What To Eat During Treatment
By Hannah Ziegler
Learning you have cancer can render you powerless over your body. One of the ways women have taken their health into their own hands is through their diet. Although cancer has a mind of it’s own, some studies show that specific foods may have a benefit in cancer patients undergoing chemo therapy, or should be avoided. That’s why we spoke to Dr. Jill Shainhouse, a Naturopathic Doctor. She gave us some helpful tips about some of these foods and a “cancer diet” as a whole. NOTE: It is always important to check with your healthcare team and consult a professional before making any radical changes to your diet or taking supplements.
First thing’s first: what can you eat?
I recommend maintaining a whole foods diet during treatment and to focus on vegetables, fruits, sprouted grains, nuts, seeds, lentils, lean proteins such as chicken, turkey and fish.
What if I’m vegetarian or vegan?
If a patient chooses to maintain a specific diet such as a vegan diet, I will support that decision and ensure they consume adequate plant protein from a variety of sources and low glycemic index carbohydrates.
What should I avoid during treatment?
It is my general recommendation to reduce any processed, high sugar or excessively spicy foods during chemotherapy. Often patients are under the impression they will lose weight on chemotherapy, however, due to the common addition of steroids as a pre-medication with most chemotherapy regimens, appetite usually increases and patients may gain weight. On the contrary, if a patient is having difficulty eating, I will have them resort to a simple diet including bone broths, blended soups and easy to digest, simple meals that include cooked and lightly seasoned whole foods as listed above. I may add in nutrient dense smoothies that might include a protein supplement, especially if caloric intake is very low.
There is some talk about avoiding antioxidants during chemo — is there any proven research behind this idea?
There is some evidence that antioxidants such as Vitamin A, C, E and Selenium should be avoided both during chemotherapy and radiotherapy. Theoretically, if patients are immunocompromised, they should avoid raw foods that carry an associated risk with their consumption. For example, it is not recommended that patients consume sushi (raw fish) during their treatment or while they have low immune function.

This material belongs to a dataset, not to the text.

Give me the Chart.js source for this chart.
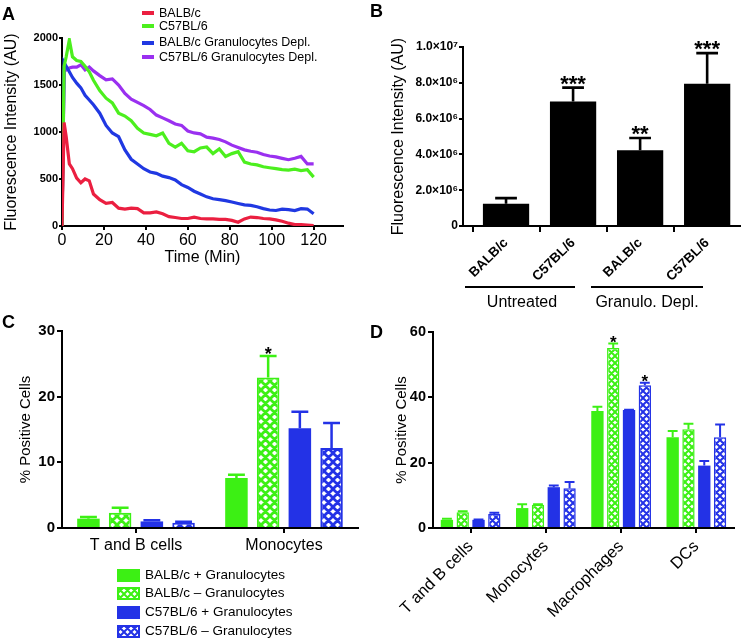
<!DOCTYPE html>
<html><head><meta charset="utf-8">
<script src="https://cdn.jsdelivr.net/npm/chart.js@4.4.0/dist/chart.umd.min.js"></script>
<style>
html,body{margin:0;padding:0;background:#fff;}
body{width:745px;height:640px;position:relative;overflow:hidden;font-family:'Liberation Sans',Arial,sans-serif;color:#000;}
canvas{position:absolute;}
.abs{position:absolute;white-space:nowrap;}
.letter{font-weight:bold;font-size:18px;line-height:1;}
.legA{font-size:12.5px;line-height:14px;}
.sw{position:absolute;height:4px;width:12px;}
.grp{font-size:16px;line-height:18px;text-align:center;width:140px;}
.hl{position:absolute;height:2px;background:#000;}
.legC{font-size:13.5px;line-height:16px;}
</style></head><body>
<canvas id="cA" width="370" height="290" style="left:0;top:0"></canvas>
<canvas id="cB" width="375" height="320" style="left:370px;top:0"></canvas>
<canvas id="cC" width="370" height="270" style="left:0;top:300px"></canvas>
<canvas id="cD" width="375" height="340" style="left:370px;top:300px"></canvas>
<div id="overlay"></div>
<script>
// ---------- Panel A data ----------
const timeMin = [0,1,2,3.5,5,7,9,11,13,15,18,21,24,27,30,33,36,39,42,45,48,51,54,57,60,63,66,69,72,75,78,81,84,87,90,93,96,99,102,105,108,111,114,117,120];
const balbcA = [0,1100,950,660,610,510,460,500,480,340,280,240,250,190,180,190,185,140,140,150,130,100,90,80,80,95,80,75,75,70,70,60,40,75,95,90,80,75,65,50,30,15,15,10,5];
const c57A = [0,1700,1800,1980,1800,1760,1750,1700,1640,1550,1440,1360,1310,1200,1170,1120,1040,990,975,960,990,880,840,880,800,790,830,840,770,820,740,770,790,680,660,650,630,620,610,600,595,605,590,600,520];
const balbcDeplA = [0,1740,1700,1640,1580,1520,1470,1390,1340,1290,1200,1070,990,950,810,710,660,610,575,560,530,515,490,440,410,370,340,310,290,280,270,255,240,225,220,205,185,170,165,180,175,165,185,180,130];
const c57DeplA = [0,1650,1660,1680,1690,1690,1715,1660,1690,1650,1600,1555,1565,1500,1410,1350,1315,1280,1240,1180,1150,1120,1085,1070,1010,990,980,945,935,920,895,860,835,810,795,785,760,745,735,720,705,720,740,660,660];
const seriesNamesA = ['BALB/c','C57BL/6','BALB/c Granulocytes Depl.','C57BL/6 Granulocytes Depl.'];
const timeTicks = [0,20,40,60,80,100,120];
const intensityTicks = [0,500,1000,1500,2000];

// ---------- Panel B data ----------
const strainsB = ['BALB/c','C57BL/6','BALB/c','C57BL/6'];
const meanB = [1.25e6,6.96e6,4.23e6,7.95e6];
const semB = [0.31e6,0.77e6,0.69e6,1.71e6];
const starsB = ['','***','**','***'];
const groupsB = ['Untreated','Granulo. Depl.'];
const ticksB = [0,2e6,4e6,6e6,8e6,1e7];

// ---------- Panel C data ----------
const cellsC = ['T and B cells','Monocytes'];
const balbPlusC = [1.42,7.6],  balbPlusSemC = [0.26,0.5];
const balbMinusC = [2.34,22.9], balbMinusSemC = [0.76,3.3];
const c57PlusC = [1.0,15.2],   c57PlusSemC = [0.17,2.5];
const c57MinusC = [0.8,12.2],  c57MinusSemC = [0.16,3.8];
const starsBalbMinusC = ['','*'];

// ---------- Panel D data ----------
const cellsD = ['T and B cells','Monocytes','Macrophages','DCs'];
const balbPlusD = [2.5,6.1,35.8,27.8],   balbPlusSemD = [0.3,1.2,1.3,1.9];
const balbMinusD = [4.8,7.1,55.1,30.2],  balbMinusSemD = [0.3,0.2,1.4,1.7];
const c57PlusD = [2.5,12.5,36.1,19.1],   c57PlusSemD = [0.1,0.5,0.1,1.4];
const c57MinusD = [4.3,12.2,43.7,27.8],  c57MinusSemD = [0.4,1.9,0.8,3.9];
const starsBalbMinusD = ['','','*',''];
const starsC57MinusD = ['','','*',''];

const legendNamesCD = ['BALB/c + Granulocytes','BALB/c \u2013 Granulocytes','C57BL/6 + Granulocytes','C57BL/6 \u2013 Granulocytes'];

// ---------- styles ----------
const RED='#eb1f40', GREEN_A='#4cef1e', BLUE_A='#2038e2', PURPLE='#9a30f0';
const GREEN='#3cf014', BLUE='#2332e6';
const FONT="'Liberation Sans', Arial, sans-serif";
Chart.defaults.font.family = FONT;
Chart.defaults.color = '#000';

function hatch(ctx, color, s, lw){
  const c=document.createElement('canvas'); c.width=s; c.height=s;
  const g=c.getContext('2d'); g.fillStyle='#fff'; g.fillRect(0,0,s,s);
  g.strokeStyle=color; g.lineWidth=lw; g.beginPath();
  for(const dx of [-s,0,s]){ g.moveTo(dx,0); g.lineTo(dx+s,s); g.moveTo(dx+s,0); g.lineTo(dx,s); }
  g.stroke();
  return ctx.createPattern(c,'repeat');
}

const errPlugin = {
  id:'errbars',
  afterDatasetsDraw(chart){
    const ctx=chart.ctx, ys=chart.scales.y;
    chart.data.datasets.forEach((ds,i)=>{
      if(!ds.sem) return;
      const meta=chart.getDatasetMeta(i);
      meta.data.forEach((bar,j)=>{
        const raw=ds.data[j]; const v=(typeof raw==='object')?raw.y:raw;
        const top=ys.getPixelForValue(v+ds.sem[j]);
        const x=bar.x, w=bar.width*ds.capRatio;
        ctx.save(); ctx.strokeStyle=ds.errColor; ctx.lineWidth=ds.errWidth;
        ctx.beginPath(); ctx.moveTo(x,bar.y); ctx.lineTo(x,top);
        ctx.moveTo(x-w/2,top); ctx.lineTo(x+w/2,top); ctx.stroke();
        if(ds.stars && ds.stars[j]){
          ctx.fillStyle='#000'; ctx.font='bold '+ds.starSize+'px '+FONT;
          ctx.textAlign='center'; ctx.textBaseline='alphabetic';
          ctx.fillText(ds.stars[j], x, top-ds.starGap+0.56*ds.starSize);
        }
        ctx.restore();
      });
    });
  }
};

function axisStyle(tl){ return {grid:{drawOnChartArea:false,drawTicks:true,tickLength:tl,color:'#000',lineWidth:2}, border:{color:'#000',width:2}}; }
const common = {responsive:false, animation:false, events:[], plugins:{legend:{display:false},tooltip:{enabled:false}}};

// ---------- Chart A ----------
const lineDs = (lbl,arr,col)=>({label:lbl,data:timeMin.map((t,i)=>({x:t,y:arr[i]})),borderColor:col,backgroundColor:col,borderWidth:3.2,pointRadius:0,tension:0,fill:false});
new Chart(document.getElementById('cA'),{
  type:'line',
  data:{datasets:[lineDs(seriesNamesA[0],balbcA,RED),lineDs(seriesNamesA[1],c57A,GREEN_A),lineDs(seriesNamesA[2],balbcDeplA,BLUE_A),lineDs(seriesNamesA[3],c57DeplA,PURPLE)]},
  options:{...common, layout:{padding:{top:38,right:27,left:0,bottom:0}},
    scales:{
      x:{type:'linear',min:0,max:134,...axisStyle(4),
        afterBuildTicks:s=>{s.ticks=timeTicks.map(v=>({value:v}));},
        afterFit:s=>{s.height=64;},
        ticks:{callback:v=>String(v),font:{size:16},color:'#000',padding:1,maxRotation:0,autoSkip:false},
        title:{display:true,text:'Time (Min)',font:{size:16},color:'#000',padding:{top:0,bottom:22.4}}},
      y:{min:0,max:2000,...axisStyle(3),
        afterBuildTicks:s=>{s.ticks=intensityTicks.map(v=>({value:v}));},
        afterFit:s=>{s.width=62;},
        ticks:{callback:v=>String(v),font:{size:11,weight:'bold'},color:'#000',padding:1},
        title:{display:true,text:'Fluorescence Intensity (AU)',font:{size:16},color:'#000',padding:{top:2.4,bottom:0}}}
    }}
});

// ---------- Chart B ----------
const supMap={'0':'\u2070','1':'\u00b9','2':'\u00b2','3':'\u00b3','4':'\u2074','5':'\u2075','6':'\u2076','7':'\u2077','8':'\u2078','9':'\u2079'};
function sci(v){ if(v===0) return '0'; const e=Math.floor(Math.log10(v)+1e-9); const m=v/Math.pow(10,e); return m.toFixed(1)+'\u00d710'+String(e).split('').map(c=>supMap[c]).join(''); }
new Chart(document.getElementById('cB'),{
  type:'bar',
  data:{datasets:[{data:meanB.map((v,i)=>({x:i+1,y:v})),backgroundColor:'#000',borderWidth:0,barPercentage:0.69,categoryPercentage:1,
    sem:semB,errColor:'#000',errWidth:2.6,capRatio:0.47,stars:starsB,starSize:22,starGap:9.4}]},
  options:{...common, layout:{padding:{top:47,right:5,left:0,bottom:0}},
    scales:{
      x:{type:'linear',min:0.358,max:4.49,offset:false,...axisStyle(6),
        afterBuildTicks:s=>{s.ticks=strainsB.map((c,i)=>({value:i+1}));},
        afterFit:s=>{s.height=94;},
        ticks:{callback:(v)=>strainsB[Math.round(v)-1]||'',font:{size:13.5,weight:'bold'},color:'#000',minRotation:45,maxRotation:45,padding:3,autoSkip:false}},
      y:{min:0,max:1e7,...axisStyle(4),
        afterBuildTicks:s=>{s.ticks=ticksB.map(v=>({value:v}));},
        afterFit:s=>{s.width=93;},
        ticks:{callback:v=>sci(v),font:{size:12,weight:'bold'},color:'#000',padding:1},
        title:{display:true,text:'Fluorescence Intensity (AU)',font:{size:16},color:'#000',padding:{top:19.4,bottom:0}}}
    }},
  plugins:[errPlugin]
});

// ---------- Chart C ----------
const ctxC=document.getElementById('cC').getContext('2d');
const barDs=(lbl,vals,sem,col,hatched,pat,bw,ew,cap,stars,ss,sg)=>({label:lbl,data:vals,backgroundColor:hatched?pat:col,borderColor:col,borderWidth:hatched?bw:0,
  sem:sem,errColor:col,errWidth:ew,capRatio:cap,stars:stars,starSize:ss,starGap:sg});
new Chart(ctxC,{
  type:'bar',
  data:{labels:cellsC,datasets:[
    barDs(legendNamesCD[0],balbPlusC,balbPlusSemC,GREEN,false,null,0,2.5,0.75),
    barDs(legendNamesCD[1],balbMinusC,balbMinusSemC,GREEN,true,hatch(ctxC,GREEN,9,2.8),2,2.5,0.75,starsBalbMinusC,18,6.4),
    barDs(legendNamesCD[2],c57PlusC,c57PlusSemC,BLUE,false,null,0,2.5,0.75),
    barDs(legendNamesCD[3],c57MinusC,c57MinusSemC,BLUE,true,hatch(ctxC,BLUE,9,2.8),2,2.5,0.75)
  ]},
  options:{...common, datasets:{bar:{barPercentage:0.71,categoryPercentage:0.857}},
    layout:{padding:{top:31,right:12,left:0,bottom:0}},
    scales:{
      x:{...axisStyle(5),grid:{offset:false,drawOnChartArea:false,tickLength:5,color:'#000',lineWidth:2},
        afterFit:s=>{s.height=42;},
        ticks:{font:{size:16},color:'#000',padding:3,maxRotation:0}},
      y:{min:0,max:30,...axisStyle(5),
        afterBuildTicks:s=>{s.ticks=[0,10,20,30].map(v=>({value:v}));},
        afterFit:s=>{s.width=62;},
        ticks:{font:{size:15,weight:'bold'},color:'#000',padding:2},
        title:{display:true,text:'% Positive Cells',font:{size:15},color:'#000',padding:{top:17,bottom:0}}}
    }},
  plugins:[errPlugin]
});

// ---------- Chart D ----------
const ctxD=document.getElementById('cD').getContext('2d');
new Chart(ctxD,{
  type:'bar',
  data:{labels:cellsD,datasets:[
    barDs(legendNamesCD[0],balbPlusD,balbPlusSemD,GREEN,false,null,0,2,0.8),
    barDs(legendNamesCD[1],balbMinusD,balbMinusSemD,GREEN,true,hatch(ctxD,GREEN,7,2),1.5,2,0.8,starsBalbMinusD,17,5.4),
    barDs(legendNamesCD[2],c57PlusD,c57PlusSemD,BLUE,false,null,0,2,0.8),
    barDs(legendNamesCD[3],c57MinusD,c57MinusSemD,BLUE,true,hatch(ctxD,BLUE,7,2),1.5,2,0.8,starsC57MinusD,17,5.2)
  ]},
  options:{...common, datasets:{bar:{barPercentage:0.78,categoryPercentage:0.84}},
    layout:{padding:{top:32,right:11,left:0,bottom:0}},
    scales:{
      x:{...axisStyle(5),grid:{offset:false,drawOnChartArea:false,tickLength:5,color:'#000',lineWidth:2},
        afterFit:s=>{s.height=112;},
        ticks:{font:{size:16.5},color:'#000',padding:4,minRotation:45,maxRotation:45,autoSkip:false}},
      y:{min:0,max:60,...axisStyle(5),
        afterBuildTicks:s=>{s.ticks=[0,20,40,60].map(v=>({value:v}));},
        afterFit:s=>{s.width=63;},
        ticks:{font:{size:14.5,weight:'bold'},color:'#000',padding:2},
        title:{display:true,text:'% Positive Cells',font:{size:15},color:'#000',padding:{top:23,bottom:0}}}
    }},
  plugins:[errPlugin]
});

// ---------- overlays: letters, legends, group labels ----------
const ov=document.getElementById('overlay');
function el(tag,cls,css,text){const e=document.createElement(tag); if(cls)e.className=cls; Object.assign(e.style,css); if(text!=null)e.textContent=text; ov.appendChild(e); return e;}
[['A',2,4.7],['B',370,1.5],['C',2,313],['D',370,323]].forEach(([t,x,y])=>el('div','abs letter',{left:x+'px',top:y+'px'},t));
// legend A
const legAY=[13,26,42.5,57], legACols=[RED,GREEN_A,BLUE_A,PURPLE];
seriesNamesA.forEach((n,i)=>{
  el('div','sw',{left:'142px',top:(legAY[i]-2)+'px',background:legACols[i]});
  el('div','abs legA',{left:'159px',top:(legAY[i]-7.5)+'px'},n);
});
// group lines B
const grpX=[[465,110,522],[591,112,647]];
groupsB.forEach((g,i)=>{
  el('div','hl',{left:grpX[i][0]+'px',width:grpX[i][1]+'px',top:'286px'});
  el('div','abs grp',{left:(grpX[i][2]-70)+'px',top:'293px'},g);
});
// legend C
const legCY=[575,593.3,612.3,631], legCCols=[GREEN,GREEN,BLUE,BLUE], legCHatch=[false,true,false,true];
legendNamesCD.forEach((n,i)=>{
  const c=document.createElement('canvas'); c.width=23; c.height=13;
  Object.assign(c.style,{left:'117px',top:(legCY[i]-6.5)+'px'}); ov.appendChild(c);
  const g=c.getContext('2d');
  if(legCHatch[i]){ g.fillStyle=hatch(g,legCCols[i],7,2); g.fillRect(0,0,23,13); g.strokeStyle=legCCols[i]; g.lineWidth=2; g.strokeRect(1,1,21,11); }
  else { g.fillStyle=legCCols[i]; g.fillRect(0,0,23,13); }
  el('div','abs legC',{left:'145px',top:(legCY[i]-8)+'px'},n);
});
</script>
</body></html>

Turmeric does not need to be avoided, however, the active constituent: “curcumin” is contraindicated with certain chemotherapeutics such as cyclophosphamide. Curcumin may be helpful to add to radiation protocols, although the literature shows more statistically significant benefit in some publications versus others. One study published in the journal Radiation Research in 2013 showed that daily oral curcumin reduced the severity of radiation dermatitis in breast cancer patients.
Dr. Shainhouse is a certified member and fellow of the American Board of Naturopathic Oncology. She has 12+ years of experience in her field and is one of only Naturopathic Doctors in Ontario to have the highest standard of training in naturopathic oncology. She is the owner and director of Insight Naturopathic Clinic in Toronto.